I am trying to understand the use of symmetry in pattern databases (Heuristics, single agent search). This is too specialized of a topic to find common videos or explanations in general. I read the paper Pattern Databases by Joseph C. Culberson and Jonathan Schaeffer (University of Alberta) in Computational Intelligence, Volume 14, Number 3, 1998.

In the paper, they explain the different kinds of symmetries we can use on the 15-Sliding Tile Puzzle such as Horizontal, Vertical and Mirror. But what I do not understand is how exactly are we going to use those symmetrical configurations of a puzzle to find a good lower bound on the estimated cost of a state from the goal.

I would really appreciate if anybody can explain the process of using symmetry in pattern databases or can point toward a good explanation.

Solution

From your question I assume you understand how symmetries are computed. As an exercise, make sure to understand the example given in Figure 4 which refers to the easiest of all symmetries, the Mirror (also known as Diagonal) denoted as $D$. In the following I will refer to this symmetry only unless otherwise noted.

Next, hope you also understand that symmetries create isomorphic puzzles so that the number of moves necessary to optimally solve the reflected state is precisely the same number of moves (but different) necessary to optimally solve the original state ---see Figure 3 in the paper for a good example of a path reflection which results from applying $D$.

Hence, when computing the heuristic estimate of any state $p$, compute its symmetrical state $p'$ (in time linear in the size of the puzzle), and look up the Pattern Database for both states $p$ and $p'$. Since Pattern Databases are indeed homomorphisms let $\rho$ denote such mapping ---i.e., what tiles are mapped to themselves and what tiles are replaced by the don't care symbol. Thus, you can safely take the maximum of both values returned from the PDB:

$h(p)=\max\{V(\rho(p)), V(\rho(p'))\}$

where $V(n)$ denotes the value stored in the PDB for the abstracted state $n$ which consists of tiles and don't care symbols. The two values within brackets are indeed those mentioned at the beginning of Section 4.3.

Note the importance of the blank tile: The other symmetries H, V and D' do not preserve its location and therefore Section 4.2 proposes to use some corrections (3, 3, and 6 respectively) to both the lower and upper bounds.

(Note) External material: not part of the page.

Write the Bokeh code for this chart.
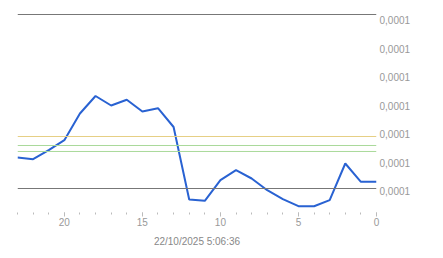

Of all these symmetries, the most widely used are $D$ and $D'$. Other works (among many others) exploiting them are given below:

Richard E. Korf, Ariel Felner. Disjoint Pattern Database Heuristics. Artificial Intelligence, 134, pp. 9--22, 2002

Ariel Felner, Richard Korf, S. Hannan. Additive Pattern Database Heuristics. Journal of Artificial Intelligence Research, 22, pp. 279--318, 2004.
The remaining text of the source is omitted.